Job.
Leave out the pictures and set down exactly the lines from the start of the listing through the one with "anchor=base] (title) at", both included.

Dataset extract.

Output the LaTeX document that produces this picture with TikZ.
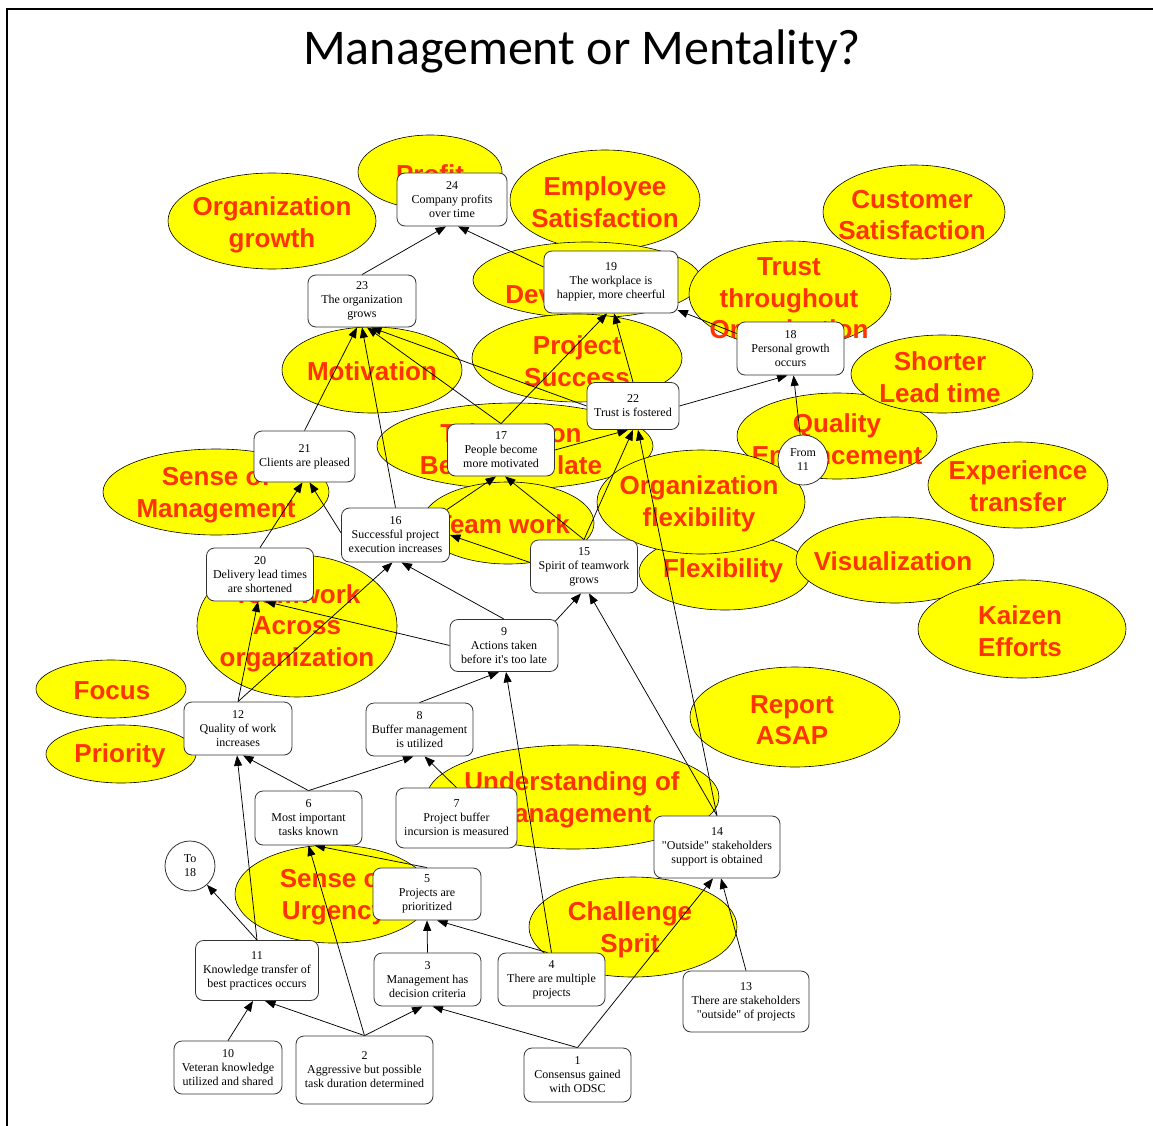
\documentclass[tikz,border=0pt]{standalone}
\usepackage{fontspec}
\setmainfont{Liberation Serif}
\newfontfamily\blobfont{Liberation Sans}
\newfontfamily\titlefont{Carlito}
\usetikzlibrary{shapes.geometric,arrows.meta,calc}
\definecolor{blobfill}{RGB}{255,255,0}
\definecolor{blobred}{RGB}{255,51,0}
\pgfdeclarelayer{paper}
\pgfdeclarelayer{back}
\pgfdeclarelayer{edges}
\pgfsetlayers{paper,back,edges,main}
\begin{document}
\begin{tikzpicture}[x=1pt,y=-1pt,
  blob/.style={ellipse, draw=black, line width=0.6pt, fill=blobfill, inner sep=0pt},
  blobtext/.style={text=blobred, font=\blobfont\bfseries\fontsize{26}{31.5}\selectfont, align=center, inner sep=0pt},
  box/.style={draw=black!80, line width=0.8pt, rounded corners=8pt, fill=white, align=center, font=\fontsize{12}{14}\selectfont, text=black, inner sep=1pt},
  circ/.style={circle, draw=black!80, line width=0.8pt, fill=white, minimum size=50pt, inner sep=0pt, align=center, font=\fontsize{12}{14}\selectfont},
  edge/.style={line width=0.75pt, -{Triangle[length=10.5pt,width=8pt]}},
]
\useasboundingbox (0,0) rectangle (1153,1126);
\begin{pgfonlayer}{paper}
\fill[white] (0,0) rectangle (1153,1126);
\end{pgfonlayer}
\draw[line width=2.2pt] (7,1126) -- (7,9) -- (1153,9);
\node[font=\titlefont\fontsize{50}{60}\selectfont, anchor=base] (title) at (582,65) {Management or Mentality?};

\begin{pgfonlayer}{back}
\node[blob, minimum width=144pt, minimum height=74pt] (eProfit) at (430,172) {};
\node[blobtext] (tProfit) at (430,174) {Profit};
\node[blob, minimum width=208pt, minimum height=96pt] (eOrgGrowth) at (272,221) {};
\node[blobtext] (tOrgGrowth) at (272,225) {Organization\\growth};
\node[blob, minimum width=190pt, minimum height=100pt] (eEmploy) at (605,200) {};
\node[blobtext] (tEmploy) at (605,202) {Employee\\Satisfaction};
\node[blob, minimum width=182pt, minimum height=94pt] (eCustomer) at (914,212) {};
\node[blobtext] (tCustomer) at (912,215) {Customer\\Satisfaction};
\node[blob, minimum width=228pt, minimum height=76pt] (ePeople) at (587,280) {};
\node[blobtext] (tPeople) at (587,281) {People\\Development};
\node[blob, minimum width=202pt, minimum height=106pt] (eTrust) at (790,294) {};
\node[blobtext] (tTrust) at (789,301) {Trust\\throughout\\Organization};
\node[blob, minimum width=210pt, minimum height=88pt] (eProj) at (577,358) {};
\node[blobtext] (tProj) at (577,361) {Project\\Success};
\node[blob, minimum width=180pt, minimum height=86pt] (eMotiv) at (372,370) {};
\node[blobtext] (tMotiv) at (372,371) {Motivation};
\node[blob, minimum width=200pt, minimum height=86pt] (eQual) at (837,436) {};
\node[blobtext] (tQual) at (837,439) {Quality\\Enhancement};
\node[blob, minimum width=182pt, minimum height=78pt] (eShort) at (942,374) {};
\node[blobtext] (tShort) at (940,377) {Shorter\\Lead time};
\node[blob, minimum width=276pt, minimum height=86pt] (eTake) at (515,446) {};
\node[blobtext] (tTake) at (511,449) {Take action\\Before too late};
\node[blob, minimum width=226pt, minimum height=86pt] (eSenseM) at (216,492) {};
\node[blobtext] (tSenseM) at (216,495) {Sense of\\Management};
\node[blob, minimum width=172pt, minimum height=82pt] (eTeam) at (508,523) {};
\node[blobtext] (tTeam) at (503,524) {Team work};
\node[blob, minimum width=172pt, minimum height=76pt] (eFlex) at (725,572) {};
\node[blobtext] (tFlex) at (723,571) {Flexibility};
\node[blob, minimum width=208pt, minimum height=104pt] (eOrgFlex) at (701,502) {};
\node[blobtext] (tOrgFlex) at (699,504) {Organization\\flexibility};
\node[blob, minimum width=198pt, minimum height=86pt] (eVis) at (895,560) {};
\node[blobtext] (tVis) at (893,561) {Visualization};
\node[blob, minimum width=180pt, minimum height=86pt] (eExp) at (1018,485) {};
\node[blobtext] (tExp) at (1018,486) {Experience\\transfer};
\node[blob, minimum width=208pt, minimum height=98pt] (eKaizen) at (1022,629) {};
\node[blobtext] (tKaizen) at (1020,631) {Kaizen\\Efforts};
\node[blob, minimum width=200pt, minimum height=142pt] (eAcross) at (297,626) {};
\node[blobtext] (tAcross) at (297,628) {Teamwork\\Across\\organization};
\node[blob, minimum width=150pt, minimum height=58pt] (eFocus) at (111,689) {};
\node[blobtext] (tFocus) at (112,691) {Focus};
\node[blob, minimum width=150pt, minimum height=58pt] (ePrio) at (121,754) {};
\node[blobtext] (tPrio) at (120,756) {Priority};
\node[blob, minimum width=210pt, minimum height=100pt] (eReport) at (795,717) {};
\node[blobtext] (tReport) at (792,720) {Report\\ASAP};
\node[blob, minimum width=292pt, minimum height=104pt] (eUnder) at (573,797) {};
\node[blobtext] (tUnder) at (572,800) {Understanding of\\Management};
\node[blob, minimum width=196pt, minimum height=98pt] (eUrg) at (333,894) {};
\node[blobtext] (tUrg) at (334,897) {Sense of\\Urgency};
\node[blob, minimum width=208pt, minimum height=100pt] (eChal) at (633,927) {};
\node[blobtext] (tChal) at (630,930) {Challenge\\Sprit};
\end{pgfonlayer}

\node[box, minimum width=110pt, minimum height=53pt] (n24) at (452,199.5) {24\\Company profits\\over time};
\node[box, minimum width=108pt, minimum height=52pt] (n23) at (362,301) {23\\The organization\\grows};
\node[box, minimum width=134pt, minimum height=62pt] (n19) at (611,282) {19\\The workplace is\\happier, more cheerful};
\node[box, minimum width=107pt, minimum height=53pt] (n18) at (790.5,348.5) {18\\Personal growth\\occurs};
\node[box, minimum width=92pt, minimum height=47pt] (n22) at (633,406) {22\\Trust is fostered};
\node[box, minimum width=107pt, minimum height=52pt] (n17) at (501,450) {17\\People become\\more motivated};
\node[box, minimum width=101pt, minimum height=51pt] (n21) at (304.5,456.5) {21\\Clients are pleased};
\node[box, minimum width=108pt, minimum height=54pt] (n16) at (395.5,535) {16\\Successful project\\execution increases};
\node[box, minimum width=107pt, minimum height=53pt] (n15) at (584,566.5) {15\\Spirit of teamwork\\grows};
\node[box, minimum width=107pt, minimum height=53pt] (n20) at (260,574.5) {20\\Delivery lead times\\are shortened};
\node[box, minimum width=108pt, minimum height=52pt] (n9) at (504,645.5) {9\\Actions taken\\before it\textquotesingle s too late};
\node[box, minimum width=108pt, minimum height=53pt] (n12) at (238,728.5) {12\\Quality of work\\increases};
\node[box, minimum width=107pt, minimum height=53pt] (n8) at (419.5,729.5) {8\\Buffer management\\is utilized};
\node[box, minimum width=107pt, minimum height=54pt] (n6) at (308.5,818) {6\\Most important\\tasks known};
\node[box, minimum width=121pt, minimum height=60pt] (n7) at (456.5,818) {7\\Project buffer\\incursion is measured};
\node[box, minimum width=126pt, minimum height=62pt] (n14) at (717,847) {14\\\textquotedbl Outside\textquotedbl{} stakeholders\\support is obtained};
\node[box, minimum width=108pt, minimum height=52pt] (n5) at (427,894) {5\\Projects are\\prioritized};
\node[box, minimum width=123pt, minimum height=60pt] (n11) at (257,970.5) {11\\Knowledge transfer of\\best practices occurs};
\node[box, minimum width=107pt, minimum height=53pt] (n3) at (427.5,979.5) {3\\Management has\\decision criteria};
\node[box, minimum width=107pt, minimum height=53pt] (n4) at (551.5,979.5) {4\\There are multiple\\projects};
\node[box, minimum width=108pt, minimum height=53pt] (n10) at (228,1067.5) {10\\Veteran knowledge\\utilized and shared};
\node[box, minimum width=137pt, minimum height=68pt] (n2) at (364.5,1070) {2\\Aggressive but possible\\task duration determined};
\node[box, minimum width=107pt, minimum height=54pt] (n1) at (577.5,1075) {1\\Consensus gained\\with ODSC};
\node[box, minimum width=126pt, minimum height=61pt] (n13) at (746,1001.5) {13\\There are stakeholders\\\textquotedbl outside\textquotedbl{} of projects};
\node[circ] (from11) at (803,460) {From\\11};
\node[circ] (to18) at (190,866) {To\\18};

\begin{pgfonlayer}{edges}
\draw[edge] (n23.north) -- ($(n24.south)+(-6,0)$);
\draw[edge] ($(n19.west)+(0,-15)$) -- ($(n24.south)+(6,0)$);
\draw[edge] (n21.north) -- ($(n23.south)+(-5,0)$);
\draw[edge] (n16.north) -- (n23.south);
\draw[edge] (n17.north) -- ($(n23.south)+(5,0)$);
\draw[edge] (n22.west) -- ($(n23.south)+(9,0)$);
\draw[edge] (n17.north) -- ($(n19.south)+(-4,0)$);
\draw[edge] (n22.north) -- ($(n19.south)+(3,0)$);
\draw[edge] ($(n18.west)+(0,-15)$) -- ($(n19.east)+(-1,28)$);
\draw[edge] (n22.east) -- ($(n18.south)+(-3,0)$);
\draw[edge] (from11) -- ($(n18.south)+(3,0)$);
\draw[edge] (n17.east) -- ($(n22.south)+(-5,0)$);
\draw[edge] (n15.north) -- (n22.south);
\draw[edge] (n14.north) -- ($(n22.south)+(5,0)$);
\draw[edge] (n14.north) -- ($(n15.south)+(5,0)$);
\draw[edge] ($(n9.north east)+(-3,2)$) -- ($(n15.south)+(-3,0)$);
\draw[edge] (n15.north) -- ($(n17.south)+(4,0)$);
\draw[edge] ($(n16.north east)+(-3,2)$) -- ($(n17.south)+(-5,0)$);
\draw[edge] ($(n15.west)+(0,-4)$) -- (n16.east);
\draw[edge] (n9.north) -- ($(n16.south)+(6,0)$);
\draw[edge] (n12.north) -- ($(n16.south)+(-3,0)$);
\draw[edge] (n12.north) -- ($(n20.south)+(-2,0)$);
\draw[edge] (n9.west) -- ($(n20.south)+(5,0)$);
\draw[edge] (n20.north) -- ($(n21.south)+(-2,0)$);
\draw[edge] ($(n16.west)+(0,-2)$) -- ($(n21.south)+(5,0)$);
\draw[edge] (n8.north) -- ($(n9.south)+(-5,0)$);
\draw[edge] (n4.north) -- ($(n9.south)+(2,0)$);
\draw[edge] (n6.north) -- ($(n12.south)+(5,0)$);
\draw[edge] (n11.north) -- ($(n12.south)+(-1,0)$);
\draw[edge] (n6.north) -- ($(n8.south)+(-6,0)$);
\draw[edge] (n7.north) -- ($(n8.south)+(5,0)$);
\draw[edge] (n5.north) -- ($(n6.south)+(6,0)$);
\draw[edge] (n2.north) -- (n6.south);
\draw[edge] (n2.north) -- ($(n11.south)+(8,0)$);
\draw[edge] (n2.north) -- ($(n3.south)+(-5,0)$);
\draw[edge] (n10.north) -- ($(n11.south)+(-4,0)$);
\draw[edge] (n1.north) -- ($(n3.south)+(5,0)$);
\draw[edge] (n1.north) -- ($(n14.south)+(-4,0)$);
\draw[edge] (n13.north) -- ($(n14.south)+(4,0)$);
\draw[edge] (n3.north) -- (n5.south);
\draw[edge] ($(n4.north)+(-4,0)$) -- ($(n5.south)+(10,0)$);
\draw[edge] (n11.north) -- (to18);
\end{pgfonlayer}
\end{tikzpicture}
\end{document}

Result.
Output the LaTeX document that produces this picture with TikZ.
\documentclass[tikz,border=0pt]{standalone}
\usepackage{fontspec}
\setmainfont{Liberation Serif}
\newfontfamily\blobfont{Liberation Sans}
\newfontfamily\titlefont{Carlito}
\usetikzlibrary{shapes.geometric,arrows.meta,calc}
\definecolor{blobfill}{RGB}{255,255,0}
\definecolor{blobred}{RGB}{255,51,0}
\pgfdeclarelayer{paper}
\pgfdeclarelayer{back}
\pgfdeclarelayer{edges}
\pgfsetlayers{paper,back,edges,main}
\begin{document}
\begin{tikzpicture}[x=1pt,y=-1pt,
  blob/.style={ellipse, draw=black, line width=0.6pt, fill=blobfill, inner sep=0pt},
  blobtext/.style={text=blobred, font=\blobfont\bfseries\fontsize{26}{31.5}\selectfont, align=center, inner sep=0pt},
  box/.style={draw=black!80, line width=0.8pt, rounded corners=8pt, fill=white, align=center, font=\fontsize{12}{14}\selectfont, text=black, inner sep=1pt},
  circ/.style={circle, draw=black!80, line width=0.8pt, fill=white, minimum size=50pt, inner sep=0pt, align=center, font=\fontsize{12}{14}\selectfont},
  edge/.style={line width=0.75pt, -{Triangle[length=10.5pt,width=8pt]}},
]
\useasboundingbox (0,0) rectangle (1153,1126);
\begin{pgfonlayer}{paper}
\fill[white] (0,0) rectangle (1153,1126);
\end{pgfonlayer}
\draw[line width=2.2pt] (7,1126) -- (7,9) -- (1153,9);
\node[font=\titlefont\fontsize{50}{60}\selectfont, anchor=base] (title) at (582,65) {Management or Mentality?};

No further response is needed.